Development of real time PCR assays for detection and quantification of transgene DNA of a Bacillus thuringiensis (Bt) corn hybrid in soil samples
Zhu, B., Ma, B.L., Blackshaw, R.E. (2010). Development of real time PCR assays for detection and quantification of transgene DNA of a Bacillus thuringiensis (Bt) corn hybrid in soil samples, 19(5), 765-774. http://dx.doi.org/10.1007/s11248-009-9353-1
Real time PCR assays were developed to detect and quantify the transgene DNA of a commercially released Bacillus thuringiensis (Bt) corn (Zea mays L.) hybrid (DKC42-23), which was derived from the event MON863 and also carried a neomycin phosphotransferase gene (the nptII gene). We applied the real time PCR assays to investigate the persistence of the transgene DNA in a field trial grown with DKC42-23 over 3 years, in combination with bacterial natural transformation. The results showed that under continuous cultivation of DKC42-23, its transgene DNA was detectable in the field plots all year around. Meanwhile, when soil DNA extracts from DKC42-23 plots were used as donor in bacterial natural transformation, successful recovery of kanamycin resistant (KmR) transformants indicated that the nptII gene carried by DKC42-23 could be taken up and integrated into naturally competent Pseudomonas stutzeri pMR7 cells, leading to the restoration of the antibiotic resistance of P. stutzeri pMR7. However, after the cultivation of a soybean line in the same plots for the subsequent growing season, the presence of transgene DNA of DKC42-23 was reduced to undetectable levels at the end of that growing season.

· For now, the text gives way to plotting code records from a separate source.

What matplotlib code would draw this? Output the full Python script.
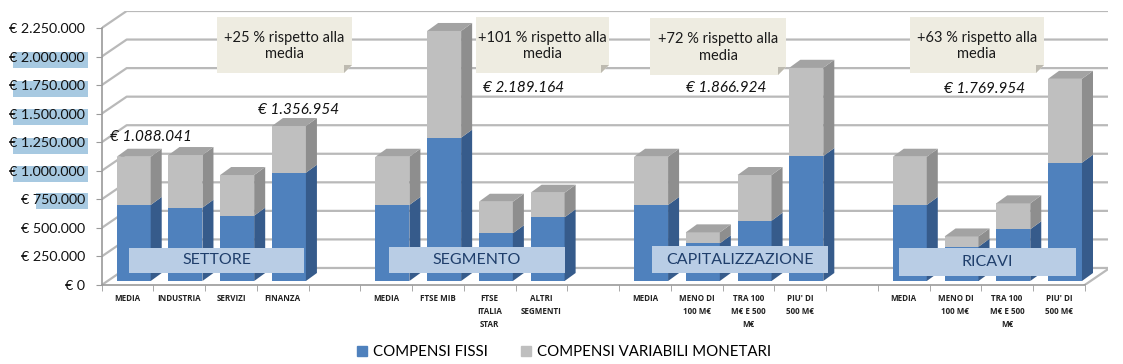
import matplotlib
matplotlib.use("Agg")
import matplotlib.pyplot as plt
from matplotlib.patches import Polygon, Rectangle, Patch
import numpy as np

plt.rcParams['font.family'] = ['Lato', 'DejaVu Sans']

# ---- data (euro) ----
groups = ['SETTORE', 'SEGMENTO', 'CAPITALIZZAZIONE', 'RICAVI']
cat_settore = ['MEDIA', 'INDUSTRIA', 'SERVIZI', 'FINANZA']
cat_segmento = ['MEDIA', 'FTSE MIB', 'FTSE\nITALIA\nSTAR', 'ALTRI\nSEGMENTI']
cat_capitalizzazione = ['MEDIA', 'MENO DI\n100 M€', 'TRA 100\nM€ E 500\nM€', "PIU' DI\n500 M€"]
cat_ricavi = ['MEDIA', 'MENO DI\n100 M€', 'TRA 100\nM€ E 500\nM€', "PIU' DI\n500 M€"]

fissi_settore = [666000, 642000, 572000, 948000]
fissi_segmento = [666000, 1255000, 418000, 558000]
fissi_capitalizzazione = [666000, 330000, 528000, 1094000]
fissi_ricavi = [666000, 300000, 453000, 1036000]

variabili_settore = [422041, 461000, 356000, 408954]
variabili_segmento = [422041, 934164, 276000, 215000]
variabili_capitalizzazione = [422041, 96000, 400000, 772924]
variabili_ricavi = [422041, 90000, 227000, 733954]

value_labels = ['€ 1.088.041', '€ 1.356.954', '€ 2.189.164', '€ 1.866.924', '€ 1.769.954']
callouts = ['+25 % rispetto alla\nmedia', '+101 % rispetto alla\nmedia',
            '+72 % rispetto alla\nmedia', '+63 % rispetto alla\nmedia']
yticks = np.arange(0, 2250001, 250000)

# ---- figure ----
W, H = 1123, 364
fig = plt.figure(figsize=(W / 100, H / 100), dpi=100)

def fx(x):
    return x / W

def fy(y):
    return 1 - y / H

ax = fig.add_axes([fx(101.7), fy(285), (1108 - 101.7) / W, (285 - 11) / H])
ax.set_facecolor('none')
ax.set_xlim(0, 19.45)
ax.set_ylim(0, 2.399e6)

# 3D look
dxw, dyw = 0.483, 149000      # back wall offset
off, w = 0.29, 0.657          # bar front face within slot
dxb, dyb = 0.213, 70000       # bar depth
b0 = 35000

grid_c = '#b9b9b9'
for v in yticks:
    ax.plot([0, dxw, 19.45], [v, v + dyw, v + dyw], color=grid_c, lw=1.6, zorder=1,
            solid_capstyle='butt')
ax.plot([19, 19 + dxw], [0, dyw], color=grid_c, lw=1.6, zorder=1)

cats = cat_settore + [''] + cat_segmento + [''] + cat_capitalizzazione + [''] + cat_ricavi
fissi = fissi_settore + [0] + fissi_segmento + [0] + fissi_capitalizzazione + [0] + fissi_ricavi
variabili = (variabili_settore + [0] + variabili_segmento + [0]
             + variabili_capitalizzazione + [0] + variabili_ricavi)

blue, blue_side = '#4f81bd', '#365b8b'
grey, grey_side, grey_top = '#bfbfbf', '#8e8e8e', '#a3a3a3'

for i, (f, v) in enumerate(zip(fissi, variabili)):
    if f == 0:
        continue
    x0 = i + off
    ax.bar(x0, f, width=w, bottom=b0, align='edge', color=blue, lw=0, zorder=3)
    ax.bar(x0, v, width=w, bottom=b0 + f, align='edge', color=grey, lw=0, zorder=3)
    xr = x0 + w
    ax.add_patch(Polygon([(xr, b0), (xr + dxb, b0 + dyb), (xr + dxb, b0 + f + dyb), (xr, b0 + f)],
                         closed=True, color=blue_side, lw=0, zorder=3))
    t = b0 + f + v
    ax.add_patch(Polygon([(xr, b0 + f), (xr + dxb, b0 + f + dyb), (xr + dxb, t + dyb), (xr, t)],
                         closed=True, color=grey_side, lw=0, zorder=3))
    ax.add_patch(Polygon([(x0, t), (xr, t), (xr + dxb, t + dyb), (x0 + dxb, t + dyb)],
                         closed=True, color=grey_top, lw=0, zorder=3))

for s in ['top', 'right']:
    ax.spines[s].set_visible(False)
ax.spines['left'].set_bounds(0, 2250000)
ax.spines['bottom'].set_bounds(0, 19)
for s in ['left', 'bottom']:
    ax.spines[s].set_color('#9a9a9a')
    ax.spines[s].set_linewidth(1.2)

ax.set_yticks(yticks)
ax.set_yticklabels(['€ ' + f'{int(t):,}'.replace(',', '.') for t in yticks], fontsize=10.3,
                   color='#111111')
ax.tick_params(axis='y', length=4, color='#9a9a9a', pad=8)

ax.set_xticks(np.arange(19) + 0.5)
ax.set_xticklabels(cats, fontsize=5.8, fontweight='bold', linespacing=1.55, color='#222222',
                   family=['Open Sans', 'DejaVu Sans'])
ax.set_xticks(np.arange(20), minor=True)
ax.tick_params(axis='x', which='major', length=0, pad=6.5)
ax.tick_params(axis='x', which='minor', length=4, color='#9a9a9a')

# selection highlight behind some tick labels
for y in [57, 86, 114, 143, 171]:
    fig.add_artist(Rectangle((fx(13), fy(y + 10.5)), fx(88) - fx(13), 16 / H,
                             transform=fig.transFigure, color='#a7c9e1', lw=0, zorder=-1))
fig.add_artist(Rectangle((fx(36), fy(199 + 10.5)), fx(88) - fx(36), 16 / H,
                         transform=fig.transFigure, color='#a7c9e1', lw=0, zorder=-1))

# group label boxes
group_boxes = [(129, 248, 304, 273), (389, 247, 565, 273), (652, 246, 828, 273), (899, 248, 1076, 276)]
for name, (x0, y0, x1, y1) in zip(groups, group_boxes):
    fig.add_artist(Rectangle((fx(x0), fy(y1)), fx(x1) - fx(x0), (y1 - y0) / H,
                             transform=fig.transFigure, color='#b9cde5', lw=0, zorder=2))
    fig.text(fx((x0 + x1) / 2), fy((y0 + y1) / 2), name, ha='center', va='center',
             fontsize=11.5, color='#1f3e6b', zorder=3)

# callouts
callout_boxes = [(217, 17, 352, 73), (476, 17, 609, 73), (650, 18, 786, 75), (910, 17, 1044, 73)]
c = 8
for txt, (x0, y0, x1, y1) in zip(callouts, callout_boxes):
    pts = [(x0, y0), (x1, y0), (x1, y1 - c), (x1 - c, y1), (x0, y1)]
    fig.add_artist(Polygon([(fx(a), fy(b)) for a, b in pts], closed=True,
                           transform=fig.transFigure, color='#eeece1', lw=0, zorder=2))
    fold = [(x1, y1 - c), (x1 - c, y1), (x1 - c, y1 - c)]
    fig.add_artist(Polygon([(fx(a), fy(b)) for a, b in fold], closed=True,
                           transform=fig.transFigure, color='#bdbab0', lw=0, zorder=2))
    fig.text(fx((x0 + x1) / 2), fy((y0 + y1) / 2 + 1), txt, ha='center', va='center',
             fontsize=10.5, linespacing=1.2, color='#1a1a1a', zorder=3)

# value labels
label_pos = [(110, 137), (258, 110), (483, 88), (686, 88), (944, 89)]
for txt, (x, y) in zip(value_labels, label_pos):
    fig.text(fx(x), fy(y), txt, ha='left', va='center', fontsize=11, style='italic',
             color='#111111', zorder=3)

handles = [Patch(color=blue, label='COMPENSI FISSI'),
           Patch(color=grey, label='COMPENSI VARIABILI MONETARI')]
fig.legend(handles=handles, loc='center', bbox_to_anchor=(fx(564), fy(352)), ncol=2,
           frameon=False, fontsize=10.8, handlelength=0.7, handleheight=0.7,
           handletextpad=0.4, columnspacing=2.2)

fig.savefig('out.png', dpi=100)
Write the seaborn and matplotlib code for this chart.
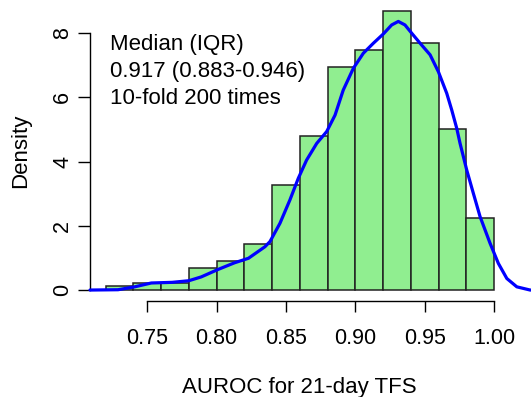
"""
AUROC distribution over repeated 10-fold CV — histogram + density curve.
"""

import matplotlib
matplotlib.use("Agg")
import matplotlib.pyplot as plt
import numpy as np
import seaborn as sns

sns.set_style("ticks")
plt.rcParams.update({
    "font.family": ["Liberation Sans", "DejaVu Sans"],
    "axes.linewidth": 1.0,
    "text.color": "black", "axes.labelcolor": "black",
    "xtick.color": "black", "ytick.color": "black",
    "axes.edgecolor": "black",
})

# histogram (density scale), bins of width 0.02 from 0.72 to 1.00
bin_edges = [0.72, 0.74, 0.76, 0.78, 0.80, 0.82, 0.84, 0.86,
             0.88, 0.90, 0.92, 0.94, 0.96, 0.98, 1.00]
bin_density = [0.125, 0.23, 0.21, 0.70, 0.90, 1.45, 3.26,
               4.80, 6.96, 7.48, 8.69, 7.69, 5.01, 2.26]

# kernel density curve
curve_x = [0.7088, 0.729, 0.741, 0.753, 0.768, 0.780, 0.789, 0.801, 0.813,
           0.823, 0.8349, 0.8385, 0.8457, 0.8529, 0.8589, 0.8649, 0.8722,
           0.8794, 0.8854, 0.8913, 0.8986, 0.9058, 0.9130, 0.9202, 0.9262,
           0.9310, 0.9358, 0.9407, 0.9467, 0.9539, 0.9599, 0.9659, 0.9695,
           0.9731, 0.9755, 0.9803, 0.9851, 0.9899, 0.9971, 1.0031, 1.0092,
           1.0164, 1.026, 1.035]
curve_y = [0.0, 0.01, 0.10, 0.22, 0.24, 0.29, 0.41, 0.64, 0.85,
           0.99, 1.35, 1.51, 2.08, 2.81, 3.48, 4.05, 4.57,
           4.94, 5.45, 6.23, 6.91, 7.38, 7.69, 7.98, 8.26,
           8.37, 8.26, 8.00, 7.69, 7.33, 6.80, 6.13, 5.61,
           5.04, 4.57, 3.74, 3.01, 2.29, 1.46, 0.83, 0.36,
           0.10, 0.0, 0.0]

x_ticks = [0.75, 0.80, 0.85, 0.90, 0.95, 1.00]
y_ticks = [0, 2, 4, 6, 8]
notes = ["Median (IQR)", "0.917 (0.883-0.946)", "10-fold 200 times"]

W, H = 531, 397
fig = plt.figure(figsize=(W / 100, H / 100), dpi=100)
ax = fig.add_axes([90 / W, (H - 301.2) / H, (509.6 - 90) / W, 301.2 / H])

centers = (np.array(bin_edges[:-1]) + np.array(bin_edges[1:])) / 2
sns.histplot(x=centers, weights=bin_density, bins=bin_edges, ax=ax,
             color="#90EE90", alpha=1, edgecolor="#222222", linewidth=1.1)
sns.lineplot(x=curve_x, y=curve_y, ax=ax, color="#0000FF", linewidth=2.3,
             sort=False, estimator=None, clip_on=False, zorder=5,
             solid_joinstyle="round", solid_capstyle="round")

ax.set_xlim(0.7088, 1.0112)
ax.set_ylim(-0.3476, 9.0376)
ax.set_xticks(x_ticks)
ax.set_xticklabels([f"{v:.2f}" for v in x_ticks])
ax.set_yticks(y_ticks)
ax.set_yticklabels([str(v) for v in y_ticks], rotation=90, va="center")

for s in ["top", "right"]:
    ax.spines[s].set_visible(False)
ax.spines["bottom"].set_bounds(0.75, 1.00)
ax.spines["left"].set_bounds(0, 8)
ax.tick_params(axis="x", length=8, width=1, pad=11, labelsize=15.5)
ax.tick_params(axis="y", length=8.5, width=1, pad=3.5, labelsize=15.5)

ax.set_xlabel("AUROC for 21-day TFS", fontsize=16, va="top")
ax.xaxis.set_label_coords(0.5, -0.25)
ax.set_ylabel("Density", fontsize=16)
ax.yaxis.set_label_coords(-0.14, 0.5)

for txt, yb in zip(notes, [7.48, 6.64, 5.80]):
    ax.text(0.7231, yb, txt, fontsize=16, va="baseline", ha="left")

fig.savefig("out.png", dpi=100)
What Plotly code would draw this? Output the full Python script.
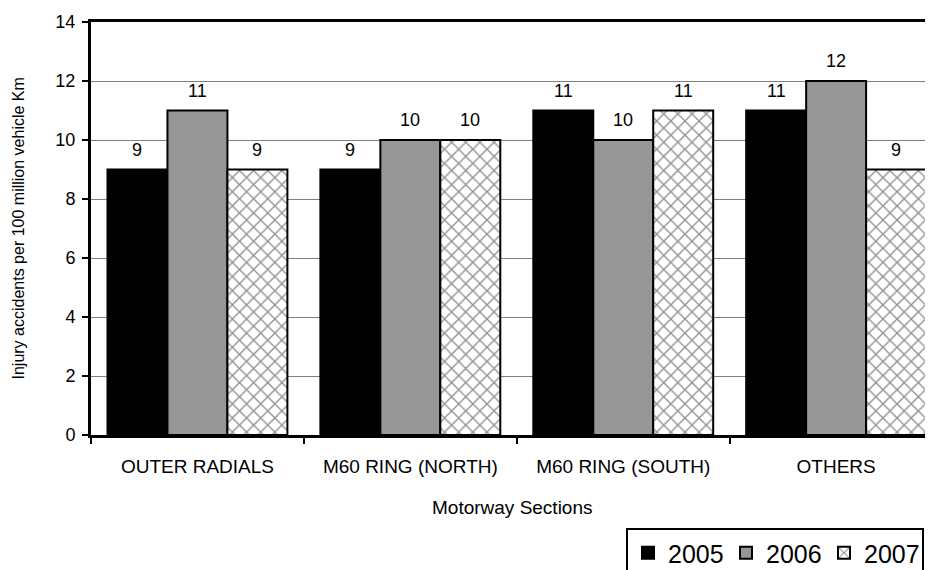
import plotly.graph_objects as go

categories = ["OUTER RADIALS", "M60 RING (NORTH)", "M60 RING (SOUTH)", "OTHERS"]
years = ["2005", "2006", "2007"]
values_2005 = [9, 9, 11, 11]
values_2006 = [11, 10, 10, 12]
values_2007 = [9, 10, 11, 9]
series = [values_2005, values_2006, values_2007]
y_ticks = [0, 2, 4, 6, 8, 10, 12, 14]

FONT = "Liberation Sans, Arial, sans-serif"
fills = ["#000000", "#969696", "#ffffff"]
patterns = [None, None, dict(shape="x", fgcolor="#222222", bgcolor="#ffffff", size=10, solidity=0.25)]

# page body has an 8px default margin; figure sized to fill the rest of the window
W, H = 925, 562

fig = go.Figure()
for name, vals, fc, pat in zip(years, series, fills, patterns):
    marker = dict(color=fc, line=dict(color="#000000", width=2))
    if pat:
        marker["pattern"] = pat
    fig.add_trace(go.Bar(x=categories, y=vals, name=name, marker=marker))

bargap = 0.155
bw = (1 - bargap) / 3
annotations = []
for i, vals in enumerate(series):
    off = (i - 1) * bw
    for j, v in enumerate(vals):
        annotations.append(dict(x=j + off, y=v, xref="x", yref="y", text=str(v),
                                showarrow=False, yshift=20, yanchor="middle",
                                font=dict(family=FONT, size=18, color="#000000")))

annotations.append(dict(text="Motorway Sections", xref="paper", yref="paper", x=0.5, y=0,
                        yshift=-72, yanchor="middle", xanchor="center", showarrow=False,
                        font=dict(family=FONT, size=19, color="#000000")))
annotations.append(dict(text="Injury accidents per 100 million vehicle Km", xref="paper",
                        yref="paper", x=0, y=0.5, xshift=-73, xanchor="center",
                        yanchor="middle", textangle=-90, showarrow=False,
                        font=dict(family=FONT, size=16, color="#000000")))

fig.update_layout(
    width=W, height=H,
    margin=dict(l=83, r=0, t=14, b=135, autoexpand=False),
    paper_bgcolor="white", plot_bgcolor="white",
    barmode="group", bargap=bargap, bargroupgap=0,
    font=dict(family=FONT, color="#000000"),
    annotations=annotations,
    showlegend=True,
    legend=dict(orientation="h", xref="container", yref="container",
                x=618 / W, y=1 - 520 / H, xanchor="left", yanchor="top",
                bordercolor="#000000", borderwidth=2, bgcolor="white",
                font=dict(family=FONT, size=25, color="#000000"),
                itemwidth=30, tracegroupgap=0, entrywidth=53, entrywidthmode="pixels"),
    xaxis=dict(range=[-0.5, 3.455], automargin=False, showline=True, linecolor="#000000",
               linewidth=3, mirror=True, ticks="outside", tickson="boundaries", ticklen=6,
               tickwidth=2, tickcolor="#000000", showgrid=False, ticklabelstandoff=12,
               tickfont=dict(family=FONT, size=19)),
    yaxis=dict(range=[0, 14], tickvals=y_ticks, automargin=False, showline=True,
               linecolor="#000000", linewidth=3, ticks="outside", ticklen=6, tickwidth=2,
               tickcolor="#000000", showgrid=True, gridcolor="#808080", gridwidth=1,
               zeroline=False, ticklabelstandoff=3,
               tickfont=dict(family=FONT, size=18)),
)

fig.write_html("out.html")
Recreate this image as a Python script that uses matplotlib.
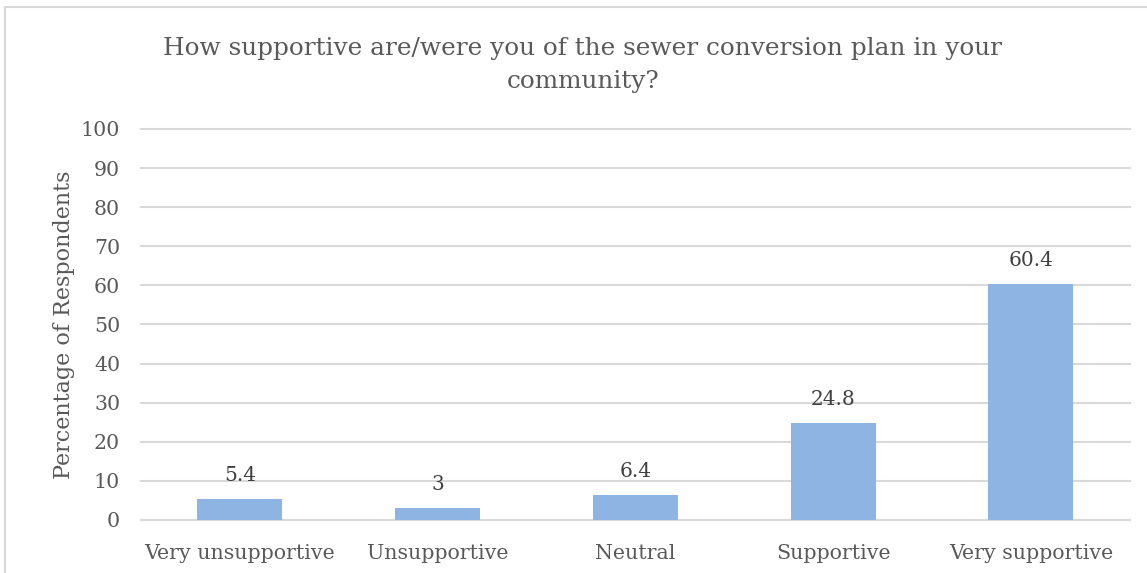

Therefore, existing corn-soybean crop rotation practices reduce the availability of transgene DNA in soil and thus minimize the risks that might be attributable to horizontal gene transfer. The real time PCR assays are useful for investigating the persistence of transgene DNA derived from the MON863 event in soil environments. © 2010 Springer Science+Business Media B.V.